# Data section start

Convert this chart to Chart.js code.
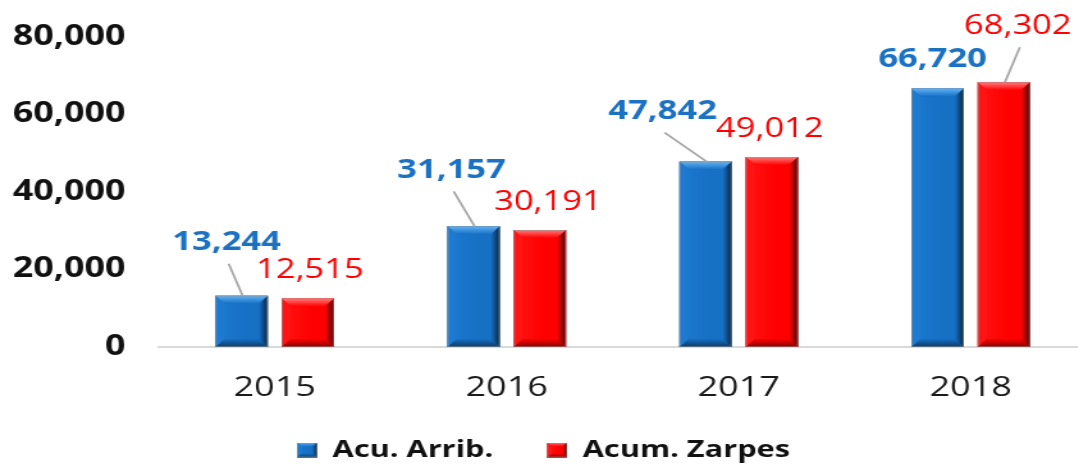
<!DOCTYPE html>
<html>
<head>
<meta charset="utf-8">
<title>Arribos y Zarpes acumulados</title>
<script src="https://cdn.jsdelivr.net/npm/chart.js@4.4.1/dist/chart.umd.min.js"></script>
<style>
  html, body { margin: 0; padding: 0; background: #fff; overflow: hidden; }
  /* the chart is drawn narrow and stretched sideways, like the wide lettering of the original */
  #wrap { width: 860px; height: 466px; transform: scaleX(1.28); transform-origin: 0 0; }
</style>
</head>
<body>
<div id="wrap"><canvas id="chart" width="860" height="466"></canvas></div>
<script>
const years = ['2015', '2016', '2017', '2018'];
const arribos = [13244, 31157, 47842, 66720];
const zarpes = [12515, 30191, 49012, 68302];
const yTicks = [0, 20000, 40000, 60000, 80000];

const FONT = "'Open Sans', sans-serif";

const blue = { face: '#1670c4', light: '#62b4f8', left: '#1d7ad0', dark: '#08233f', bottom: '#0c3a66', text: '#1b72c2' };
const red = { face: '#ff0000', light: '#ff7a7a', left: '#ff1414', dark: '#4a0000', bottom: '#850000', text: '#ff0000' };

// label offset from the top centre of each bar, and whether a leader line is drawn
const labelPlace = [
  [{ dx: -11.7, dy: -55, lead: true }, { dx: -17.2, dy: -58, lead: true }, { dx: -33.6, dy: -52, lead: true }, { dx: -3.9, dy: -31, lead: false }],
  [{ dx: 1.6, dy: -30, lead: false }, { dx: 6.3, dy: -30, lead: false }, { dx: -1.6, dy: -30, lead: false }, { dx: 10.9, dy: -58, lead: true }],
];

function poly(ctx, pts, fill) {
  ctx.beginPath();
  ctx.moveTo(pts[0][0], pts[0][1]);
  for (let i = 1; i < pts.length; i++) ctx.lineTo(pts[i][0], pts[i][1]);
  ctx.closePath();
  ctx.fillStyle = fill;
  ctx.fill();
}

function drawBevel(ctx, l, t, r, b, c, bw, bh) {
  bw = Math.min(bw, (r - l) / 4);
  bh = Math.min(bh, (b - t) / 3);

  const face = ctx.createLinearGradient(l, 0, r, 0);
  face.addColorStop(0, c.left);
  face.addColorStop(0.6, c.face);
  face.addColorStop(1, c.face);
  ctx.fillStyle = face;
  ctx.fillRect(l, t, r - l, b - t);

  let g = ctx.createLinearGradient(0, t, 0, t + bh);
  g.addColorStop(0, c.light);
  g.addColorStop(1, c.face);
  poly(ctx, [[l, t], [r, t], [r - bw, t + bh], [l + bw, t + bh]], g);

  poly(ctx, [[l, t], [l + bw, t + bh], [l + bw, b - bh], [l, b]], c.left);

  g = ctx.createLinearGradient(r - bw, 0, r, 0);
  g.addColorStop(0, c.face);
  g.addColorStop(1, c.dark);
  poly(ctx, [[r, t], [r, b], [r - bw, b - bh], [r - bw, t + bh]], g);

  g = ctx.createLinearGradient(0, b - bh, 0, b);
  g.addColorStop(0, c.face);
  g.addColorStop(1, c.bottom);
  poly(ctx, [[l, b], [r, b], [r - bw, b - bh], [l + bw, b - bh]], g);

  ctx.strokeStyle = 'rgba(150,150,150,0.55)';
  ctx.lineWidth = 1;
  ctx.strokeRect(l + 0.5, t + 0.5, r - l - 1, b - t - 1);
}

function legendIcon(c) {
  const cv = document.createElement('canvas');
  cv.width = 16;
  cv.height = 15;
  drawBevel(cv.getContext('2d'), 0, 0, 16, 15, c, 4, 4);
  return cv;
}

const bevelBars = {
  id: 'bevelBars',
  afterDatasetDraw(chart, args) {
    const ctx = chart.ctx;
    const shades = args.index === 0 ? blue : red;
    ctx.save();
    args.meta.data.forEach(bar => {
      const { x, y, base, width } = bar.getProps(['x', 'y', 'base', 'width'], true);
      drawBevel(ctx, x - width / 2, y, x + width / 2, base, shades, 7, 8);
    });
    ctx.restore();
  },
};

const valueLabels = {
  id: 'valueLabels',
  afterDatasetsDraw(chart) {
    const ctx = chart.ctx;
    ctx.save();
    chart.data.datasets.forEach((ds, di) => {
      const meta = chart.getDatasetMeta(di);
      const c = di === 0 ? blue : red;
      meta.data.forEach((bar, i) => {
        const p = labelPlace[di][i];
        const cx = bar.x + p.dx;
        const cy = bar.y + p.dy;
        if (p.lead) {
          ctx.strokeStyle = '#a6a6a6';
          ctx.lineWidth = 1.8;
          ctx.beginPath();
          ctx.moveTo(cx + 1.6, cy + 23);
          ctx.lineTo(bar.x + 0.8, bar.y);
          ctx.stroke();
        }
        ctx.font = (di === 0 ? 'bold ' : '') + '27px ' + FONT;
        ctx.fillStyle = c.text;
        ctx.textAlign = 'center';
        ctx.textBaseline = 'alphabetic';
        ctx.fillText(ds.data[i].toLocaleString('en-US'), cx, cy + 27 * 0.357);
      });
    });
    ctx.restore();
  },
};

const icons = [legendIcon(blue), legendIcon(red)];

new Chart(document.getElementById('chart'), {
  type: 'bar',
  data: {
    labels: years,
    datasets: [
      { label: 'Acu. Arrib.', data: arribos, backgroundColor: blue.face },
      { label: 'Acum. Zarpes', data: zarpes, backgroundColor: red.face },
    ],
  },
  options: {
    responsive: false,
    animation: false,
    events: [],
    // legend padding also spaces the two items apart, so it hangs a little past the bottom edge
    layout: { padding: { top: 37, right: 11, bottom: -6, left: 0 } },
    datasets: { bar: { categoryPercentage: 0.571, barPercentage: 0.79, borderWidth: 0 } },
    scales: {
      x: {
        afterFit(axis) { axis.height = 49; },
        grid: { display: false },
        border: { display: true, color: '#d9d9d9', width: 2 },
        ticks: { font: { family: FONT, size: 28 }, color: '#1a1a1a', padding: 16 },
      },
      y: {
        min: 0,
        max: 80000,
        afterBuildTicks(axis) { axis.ticks = yTicks.map(v => ({ value: v })); },
        afterFit(axis) { axis.width = 124; },
        grid: { display: false },
        border: { display: false },
        ticks: {
          font: { family: FONT, size: 28, weight: 'bold' },
          color: '#111',
          padding: 18,
          callback: v => v.toLocaleString('en-US'),
        },
      },
    },
    plugins: {
      tooltip: { enabled: false },
      legend: {
        position: 'bottom',
        labels: {
          usePointStyle: true,
          boxWidth: 16,
          boxHeight: 15,
          padding: 42,
          color: '#111',
          font: { family: FONT, size: 24, weight: 'bold' },
          generateLabels(chart) {
            return Chart.defaults.plugins.legend.labels.generateLabels(chart)
              .map((item, i) => ({ ...item, pointStyle: icons[i] }));
          },
        },
      },
    },
  },
  plugins: [bevelBars, valueLabels],
});
</script>
</body>
</html>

# Data section end

Task to complete: Omit the pictures, then output the rest of the listing exactly.

Answer:
Convert this chart to Chart.js code.
<!DOCTYPE html>
<html>
<head>
<meta charset="utf-8">
<title>Arribos y Zarpes acumulados</title>
<script src="https://cdn.jsdelivr.net/npm/chart.js@4.4.1/dist/chart.umd.min.js"></script>
<style>
  html, body { margin: 0; padding: 0; background: #fff; overflow: hidden; }
  /* the chart is drawn narrow and stretched sideways, like the wide lettering of the original */
  #wrap { width: 860px; height: 466px; transform: scaleX(1.28); transform-origin: 0 0; }
</style>
</head>
<body>
<div id="wrap"><canvas id="chart" width="860" height="466"></canvas></div>
<script>
const years = ['2015', '2016', '2017', '2018'];
const arribos = [13244, 31157, 47842, 66720];
const zarpes = [12515, 30191, 49012, 68302];
const yTicks = [0, 20000, 40000, 60000, 80000];

const FONT = "'Open Sans', sans-serif";

const blue = { face: '#1670c4', light: '#62b4f8', left: '#1d7ad0', dark: '#08233f', bottom: '#0c3a66', text: '#1b72c2' };
const red = { face: '#ff0000', light: '#ff7a7a', left: '#ff1414', dark: '#4a0000', bottom: '#850000', text: '#ff0000' };

// label offset from the top centre of each bar, and whether a leader line is drawn
const labelPlace = [
  [{ dx: -11.7, dy: -55, lead: true }, { dx: -17.2, dy: -58, lead: true }, { dx: -33.6, dy: -52, lead: true }, { dx: -3.9, dy: -31, lead: false }],
  [{ dx: 1.6, dy: -30, lead: false }, { dx: 6.3, dy: -30, lead: false }, { dx: -1.6, dy: -30, lead: false }, { dx: 10.9, dy: -58, lead: true }],
];

function poly(ctx, pts, fill) {
  ctx.beginPath();
  ctx.moveTo(pts[0][0], pts[0][1]);
  for (let i = 1; i < pts.length; i++) ctx.lineTo(pts[i][0], pts[i][1]);
  ctx.closePath();
  ctx.fillStyle = fill;
  ctx.fill();
}

function drawBevel(ctx, l, t, r, b, c, bw, bh) {
  bw = Math.min(bw, (r - l) / 4);
  bh = Math.min(bh, (b - t) / 3);

  const face = ctx.createLinearGradient(l, 0, r, 0);
  face.addColorStop(0, c.left);
  face.addColorStop(0.6, c.face);
  face.addColorStop(1, c.face);
  ctx.fillStyle = face;
  ctx.fillRect(l, t, r - l, b - t);

  let g = ctx.createLinearGradient(0, t, 0, t + bh);
  g.addColorStop(0, c.light);
  g.addColorStop(1, c.face);
  poly(ctx, [[l, t], [r, t], [r - bw, t + bh], [l + bw, t + bh]], g);

  poly(ctx, [[l, t], [l + bw, t + bh], [l + bw, b - bh], [l, b]], c.left);

  g = ctx.createLinearGradient(r - bw, 0, r, 0);
  g.addColorStop(0, c.face);
  g.addColorStop(1, c.dark);
  poly(ctx, [[r, t], [r, b], [r - bw, b - bh], [r - bw, t + bh]], g);

  g = ctx.createLinearGradient(0, b - bh, 0, b);
  g.addColorStop(0, c.face);
  g.addColorStop(1, c.bottom);
  poly(ctx, [[l, b], [r, b], [r - bw, b - bh], [l + bw, b - bh]], g);

  ctx.strokeStyle = 'rgba(150,150,150,0.55)';
  ctx.lineWidth = 1;
  ctx.strokeRect(l + 0.5, t + 0.5, r - l - 1, b - t - 1);
}

function legendIcon(c) {
  const cv = document.createElement('canvas');
  cv.width = 16;
  cv.height = 15;
  drawBevel(cv.getContext('2d'), 0, 0, 16, 15, c, 4, 4);
  return cv;
}

const bevelBars = {
  id: 'bevelBars',
  afterDatasetDraw(chart, args) {
    const ctx = chart.ctx;
    const shades = args.index === 0 ? blue : red;
    ctx.save();
    args.meta.data.forEach(bar => {
      const { x, y, base, width } = bar.getProps(['x', 'y', 'base', 'width'], true);
      drawBevel(ctx, x - width / 2, y, x + width / 2, base, shades, 7, 8);
    });
    ctx.restore();
  },
};

const valueLabels = {
  id: 'valueLabels',
  afterDatasetsDraw(chart) {
    const ctx = chart.ctx;
    ctx.save();
    chart.data.datasets.forEach((ds, di) => {
      const meta = chart.getDatasetMeta(di);
      const c = di === 0 ? blue : red;
      meta.data.forEach((bar, i) => {
        const p = labelPlace[di][i];
        const cx = bar.x + p.dx;
        const cy = bar.y + p.dy;
        if (p.lead) {
          ctx.strokeStyle = '#a6a6a6';
          ctx.lineWidth = 1.8;
          ctx.beginPath();
          ctx.moveTo(cx + 1.6, cy + 23);
          ctx.lineTo(bar.x + 0.8, bar.y);
          ctx.stroke();
        }
        ctx.font = (di === 0 ? 'bold ' : '') + '27px ' + FONT;
        ctx.fillStyle = c.text;
        ctx.textAlign = 'center';
        ctx.textBaseline = 'alphabetic';
        ctx.fillText(ds.data[i].toLocaleString('en-US'), cx, cy + 27 * 0.357);
      });
    });
    ctx.restore();
  },
};

const icons = [legendIcon(blue), legendIcon(red)];

new Chart(document.getElementById('chart'), {
  type: 'bar',
  data: {
    labels: years,
    datasets: [
      { label: 'Acu. Arrib.', data: arribos, backgroundColor: blue.face },
      { label: 'Acum. Zarpes', data: zarpes, backgroundColor: red.face },
    ],
  },
  options: {
    responsive: false,
    animation: false,
    events: [],
    // legend padding also spaces the two items apart, so it hangs a little past the bottom edge
    layout: { padding: { top: 37, right: 11, bottom: -6, left: 0 } },
    datasets: { bar: { categoryPercentage: 0.571, barPercentage: 0.79, borderWidth: 0 } },
    scales: {
      x: {
        afterFit(axis) { axis.height = 49; },
        grid: { display: false },
        border: { display: true, color: '#d9d9d9', width: 2 },
        ticks: { font: { family: FONT, size: 28 }, color: '#1a1a1a', padding: 16 },
      },
      y: {
        min: 0,
        max: 80000,
        afterBuildTicks(axis) { axis.ticks = yTicks.map(v => ({ value: v })); },
        afterFit(axis) { axis.width = 124; },
        grid: { display: false },
        border: { display: false },
        ticks: {
          font: { family: FONT, size: 28, weight: 'bold' },
          color: '#111',
          padding: 18,
          callback: v => v.toLocaleString('en-US'),
        },
      },
    },
    plugins: {
      tooltip: { enabled: false },
      legend: {
        position: 'bottom',
        labels: {
          usePointStyle: true,
          boxWidth: 16,
          boxHeight: 15,
          padding: 42,
          color: '#111',
          font: { family: FONT, size: 24, weight: 'bold' },
          generateLabels(chart) {
            return Chart.defaults.plugins.legend.labels.generateLabels(chart)
              .map((item, i) => ({ ...item, pointStyle: icons[i] }));
          },
        },
      },
    },
  },
  plugins: [bevelBars, valueLabels],
});
</script>
</body>
</html>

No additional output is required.